■ Recorded data:
* * * * *

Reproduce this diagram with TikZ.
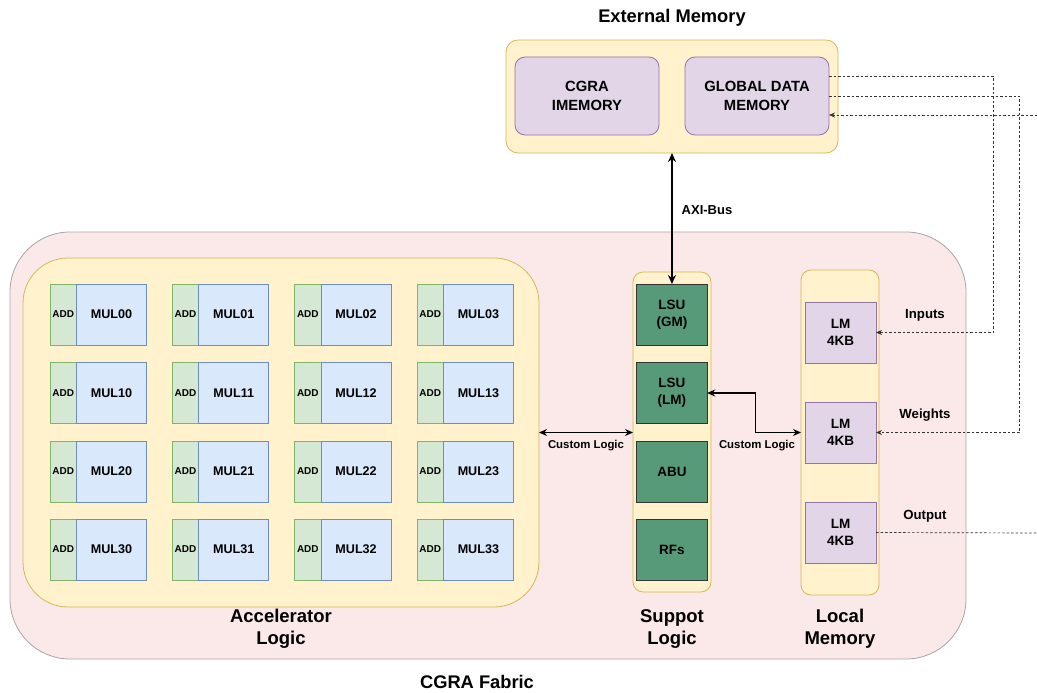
\documentclass[tikz,border=0pt]{standalone}
\usepackage{fontspec}
\setmainfont{Liberation Sans}
\usetikzlibrary{arrows.meta}
\definecolor{ylwfill}{HTML}{FFF2CC}
\definecolor{ylwline}{HTML}{D6B656}
\definecolor{prpfill}{HTML}{E1D5E7}
\definecolor{prpline}{HTML}{9673A6}
\definecolor{pinkfill}{HTML}{FBE9E9}
\definecolor{pinkline}{HTML}{A6A6A6}
\definecolor{addfill}{HTML}{D5E8D4}
\definecolor{addline}{HTML}{82B366}
\definecolor{mulfill}{HTML}{DAE8FC}
\definecolor{mulline}{HTML}{6C8EBF}
\definecolor{unitfill}{HTML}{569A79}
\definecolor{dotline}{HTML}{333333}
\tikzset{
  every node/.style={inner sep=0pt, outer sep=0pt, font=\bfseries, align=center},
  ylwbox/.style={draw=ylwline, fill=ylwfill, line width=0.8pt},
  prpbox/.style={draw=prpline, fill=prpfill, line width=0.8pt},
  addbox/.style={draw=addline, fill=addfill, line width=0.8pt, anchor=north west,
    minimum width=26.5pt, minimum height=61pt, font=\bfseries\fontsize{10}{12}\selectfont},
  mulbox/.style={draw=mulline, fill=mulfill, line width=0.8pt, anchor=north west,
    minimum width=70pt, minimum height=61pt, font=\bfseries\fontsize{12.6}{15}\selectfont},
  unitbox/.style={draw=black!80, fill=unitfill, line width=0.8pt, anchor=north west,
    minimum width=70.5pt, minimum height=61pt, font=\bfseries\fontsize{13.5}{17}\selectfont},
  lmbox/.style={prpbox, anchor=north west, minimum width=71pt, minimum height=61pt,
    font=\bfseries\fontsize{13.5}{17}\selectfont},
  bus/.style={line width=1.6pt, {Stealth[length=9pt,width=8pt]}-{Stealth[length=9pt,width=8pt]}},
  custom/.style={line width=1.2pt, {Stealth[length=8pt,width=7pt]}-{Stealth[length=8pt,width=7pt]}},
  feed/.style={draw=dotline, line width=0.7pt, dash pattern=on 2.5pt off 2pt},
  feedtip/.style={feed, -{Stealth[length=6pt,width=5pt]}},
  grouplabel/.style={font=\bfseries\fontsize{18.5}{22}\selectfont},
  titlelabel/.style={font=\bfseries\fontsize{18.3}{22}\selectfont},
  smalllabel/.style={font=\bfseries\fontsize{11.4}{13}\selectfont},
  sidelabel/.style={font=\bfseries\fontsize{13.2}{15}\selectfont},
}
\begin{document}
\begin{tikzpicture}[x=1pt, y=-1pt]
\useasboundingbox (0,0) rectangle (1037,693);

% External memory block
\node[titlelabel] (exttitle) at (672,18) {External Memory};
\node[ylwbox, anchor=north west, minimum width=332pt, minimum height=113pt, rounded corners=12pt] (extmem) at (506,40) {};
\node[prpbox, anchor=north west, minimum width=144pt, minimum height=78pt, rounded corners=10pt,
  font=\bfseries\fontsize{14.8}{19}\selectfont] (imem) at (515,57) {CGRA\\IMEMORY};
\node[prpbox, anchor=north west, minimum width=144pt, minimum height=78pt, rounded corners=10pt,
  font=\bfseries\fontsize{14.8}{19}\selectfont] (gdm) at (685,57) {GLOBAL DATA\\MEMORY};

% CGRA fabric
\node[draw=pinkline, fill=pinkfill, line width=0.8pt, anchor=north west, minimum width=956pt,
  minimum height=427pt, rounded corners=60pt] (fabric) at (10,232) {};
\node[titlelabel] (fabtitle) at (477,682) {CGRA Fabric};

% Accelerator logic: 4x4 array of ADD/MUL tiles
\node[ylwbox, anchor=north west, minimum width=516pt, minimum height=349pt, rounded corners=45pt] (acc) at (23,258) {};
\foreach \r/\y in {0/284,1/362.5,2/441,3/519}{
  \foreach \c/\x in {0/50,1/172.3,2/294.6,3/416.9}{
    \node[addbox] (add\r\c) at (\x,\y) {ADD};
    \node[mulbox] (mul\r\c) at (add\r\c.north east) {MUL\r\c};
  }
}
\node[grouplabel] (acclabel) at (281,629) {Accelerator\\Logic};

% Support logic column
\node[ylwbox, anchor=north west, minimum width=78pt, minimum height=320pt, rounded corners=10pt] (sup) at (633,272) {};
\node[unitbox] (lsugm) at (636.7,284) {LSU\\(GM)};
\node[unitbox] (lsulm) at (636.7,362.5) {LSU\\(LM)};
\node[unitbox] (abu) at (636.7,441) {ABU};
\node[unitbox] (rfs) at (636.7,519) {RFs};
\node[grouplabel] (suplabel) at (672,629) {Suppot\\Logic};

% Local memory column
\node[ylwbox, anchor=north west, minimum width=78pt, minimum height=325pt, rounded corners=10pt] (lmcol) at (801,270) {};
\node[lmbox] (lm1) at (805,302) {LM\\4KB};
\node[lmbox] (lm2) at (805,402) {LM\\4KB};
\node[lmbox] (lm3) at (805,502) {LM\\4KB};
\node[grouplabel] (lmlabel) at (840,629) {Local\\Memory};

% Buses
\draw[bus] (extmem.south) -- (lsugm.north);
\node[smalllabel, font=\bfseries\fontsize{13}{15}\selectfont] (axilabel) at (707,210) {AXI-Bus};
\draw[custom] (acc.east) -- (acc.east -| sup.west);
\node[smalllabel] (cl1) at (586,446) {Custom Logic};
\draw[custom] (lsulm.east) -- ++(48,0) |- (lmcol.west);
\node[smalllabel] (cl2) at (757,446) {Custom Logic};

% Data feeds between global memory and local memories
\coordinate (extin) at (1037,115);
\coordinate (extout) at (1037,533);
\draw[feedtip] ([yshift=20pt]gdm.east) -- ++(164,0) |- (lm1.east);
\draw[feedtip] (gdm.east) -- ++(190,0) |- (lm2.east);
\draw[feedtip] (extin) -- (extin -| gdm.east);
\draw[feed] (lm3.east) -- (extout);
\node[sidelabel] (inlabel) at (925,315) {Inputs};
\node[sidelabel] (wlabel) at (925,415) {Weights};
\node[sidelabel] (outlabel) at (925,516) {Output};
\end{tikzpicture}
\end{document}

* * * * *

■ Work to be completed:
Repeat the material above verbatim. Leave the pictures behind.

■ Output for this exercise:
Reproduce this diagram with TikZ.
\documentclass[tikz,border=0pt]{standalone}
\usepackage{fontspec}
\setmainfont{Liberation Sans}
\usetikzlibrary{arrows.meta}
\definecolor{ylwfill}{HTML}{FFF2CC}
\definecolor{ylwline}{HTML}{D6B656}
\definecolor{prpfill}{HTML}{E1D5E7}
\definecolor{prpline}{HTML}{9673A6}
\definecolor{pinkfill}{HTML}{FBE9E9}
\definecolor{pinkline}{HTML}{A6A6A6}
\definecolor{addfill}{HTML}{D5E8D4}
\definecolor{addline}{HTML}{82B366}
\definecolor{mulfill}{HTML}{DAE8FC}
\definecolor{mulline}{HTML}{6C8EBF}
\definecolor{unitfill}{HTML}{569A79}
\definecolor{dotline}{HTML}{333333}
\tikzset{
  every node/.style={inner sep=0pt, outer sep=0pt, font=\bfseries, align=center},
  ylwbox/.style={draw=ylwline, fill=ylwfill, line width=0.8pt},
  prpbox/.style={draw=prpline, fill=prpfill, line width=0.8pt},
  addbox/.style={draw=addline, fill=addfill, line width=0.8pt, anchor=north west,
    minimum width=26.5pt, minimum height=61pt, font=\bfseries\fontsize{10}{12}\selectfont},
  mulbox/.style={draw=mulline, fill=mulfill, line width=0.8pt, anchor=north west,
    minimum width=70pt, minimum height=61pt, font=\bfseries\fontsize{12.6}{15}\selectfont},
  unitbox/.style={draw=black!80, fill=unitfill, line width=0.8pt, anchor=north west,
    minimum width=70.5pt, minimum height=61pt, font=\bfseries\fontsize{13.5}{17}\selectfont},
  lmbox/.style={prpbox, anchor=north west, minimum width=71pt, minimum height=61pt,
    font=\bfseries\fontsize{13.5}{17}\selectfont},
  bus/.style={line width=1.6pt, {Stealth[length=9pt,width=8pt]}-{Stealth[length=9pt,width=8pt]}},
  custom/.style={line width=1.2pt, {Stealth[length=8pt,width=7pt]}-{Stealth[length=8pt,width=7pt]}},
  feed/.style={draw=dotline, line width=0.7pt, dash pattern=on 2.5pt off 2pt},
  feedtip/.style={feed, -{Stealth[length=6pt,width=5pt]}},
  grouplabel/.style={font=\bfseries\fontsize{18.5}{22}\selectfont},
  titlelabel/.style={font=\bfseries\fontsize{18.3}{22}\selectfont},
  smalllabel/.style={font=\bfseries\fontsize{11.4}{13}\selectfont},
  sidelabel/.style={font=\bfseries\fontsize{13.2}{15}\selectfont},
}
\begin{document}
\begin{tikzpicture}[x=1pt, y=-1pt]
\useasboundingbox (0,0) rectangle (1037,693);

% External memory block
\node[titlelabel] (exttitle) at (672,18) {External Memory};
\node[ylwbox, anchor=north west, minimum width=332pt, minimum height=113pt, rounded corners=12pt] (extmem) at (506,40) {};
\node[prpbox, anchor=north west, minimum width=144pt, minimum height=78pt, rounded corners=10pt,
  font=\bfseries\fontsize{14.8}{19}\selectfont] (imem) at (515,57) {CGRA\\IMEMORY};
\node[prpbox, anchor=north west, minimum width=144pt, minimum height=78pt, rounded corners=10pt,
  font=\bfseries\fontsize{14.8}{19}\selectfont] (gdm) at (685,57) {GLOBAL DATA\\MEMORY};

% CGRA fabric
\node[draw=pinkline, fill=pinkfill, line width=0.8pt, anchor=north west, minimum width=956pt,
  minimum height=427pt, rounded corners=60pt] (fabric) at (10,232) {};
\node[titlelabel] (fabtitle) at (477,682) {CGRA Fabric};

% Accelerator logic: 4x4 array of ADD/MUL tiles
\node[ylwbox, anchor=north west, minimum width=516pt, minimum height=349pt, rounded corners=45pt] (acc) at (23,258) {};
\foreach \r/\y in {0/284,1/362.5,2/441,3/519}{
  \foreach \c/\x in {0/50,1/172.3,2/294.6,3/416.9}{
    \node[addbox] (add\r\c) at (\x,\y) {ADD};
    \node[mulbox] (mul\r\c) at (add\r\c.north east) {MUL\r\c};
  }
}
\node[grouplabel] (acclabel) at (281,629) {Accelerator\\Logic};

% Support logic column
\node[ylwbox, anchor=north west, minimum width=78pt, minimum height=320pt, rounded corners=10pt] (sup) at (633,272) {};
\node[unitbox] (lsugm) at (636.7,284) {LSU\\(GM)};
\node[unitbox] (lsulm) at (636.7,362.5) {LSU\\(LM)};
\node[unitbox] (abu) at (636.7,441) {ABU};
\node[unitbox] (rfs) at (636.7,519) {RFs};
\node[grouplabel] (suplabel) at (672,629) {Suppot\\Logic};

% Local memory column
\node[ylwbox, anchor=north west, minimum width=78pt, minimum height=325pt, rounded corners=10pt] (lmcol) at (801,270) {};
\node[lmbox] (lm1) at (805,302) {LM\\4KB};
\node[lmbox] (lm2) at (805,402) {LM\\4KB};
\node[lmbox] (lm3) at (805,502) {LM\\4KB};
\node[grouplabel] (lmlabel) at (840,629) {Local\\Memory};

% Buses
\draw[bus] (extmem.south) -- (lsugm.north);
\node[smalllabel, font=\bfseries\fontsize{13}{15}\selectfont] (axilabel) at (707,210) {AXI-Bus};
\draw[custom] (acc.east) -- (acc.east -| sup.west);
\node[smalllabel] (cl1) at (586,446) {Custom Logic};
\draw[custom] (lsulm.east) -- ++(48,0) |- (lmcol.west);
\node[smalllabel] (cl2) at (757,446) {Custom Logic};

% Data feeds between global memory and local memories
\coordinate (extin) at (1037,115);
\coordinate (extout) at (1037,533);
\draw[feedtip] ([yshift=20pt]gdm.east) -- ++(164,0) |- (lm1.east);
\draw[feedtip] (gdm.east) -- ++(190,0) |- (lm2.east);
\draw[feedtip] (extin) -- (extin -| gdm.east);
\draw[feed] (lm3.east) -- (extout);
\node[sidelabel] (inlabel) at (925,315) {Inputs};
\node[sidelabel] (wlabel) at (925,415) {Weights};
\node[sidelabel] (outlabel) at (925,516) {Output};
\end{tikzpicture}
\end{document}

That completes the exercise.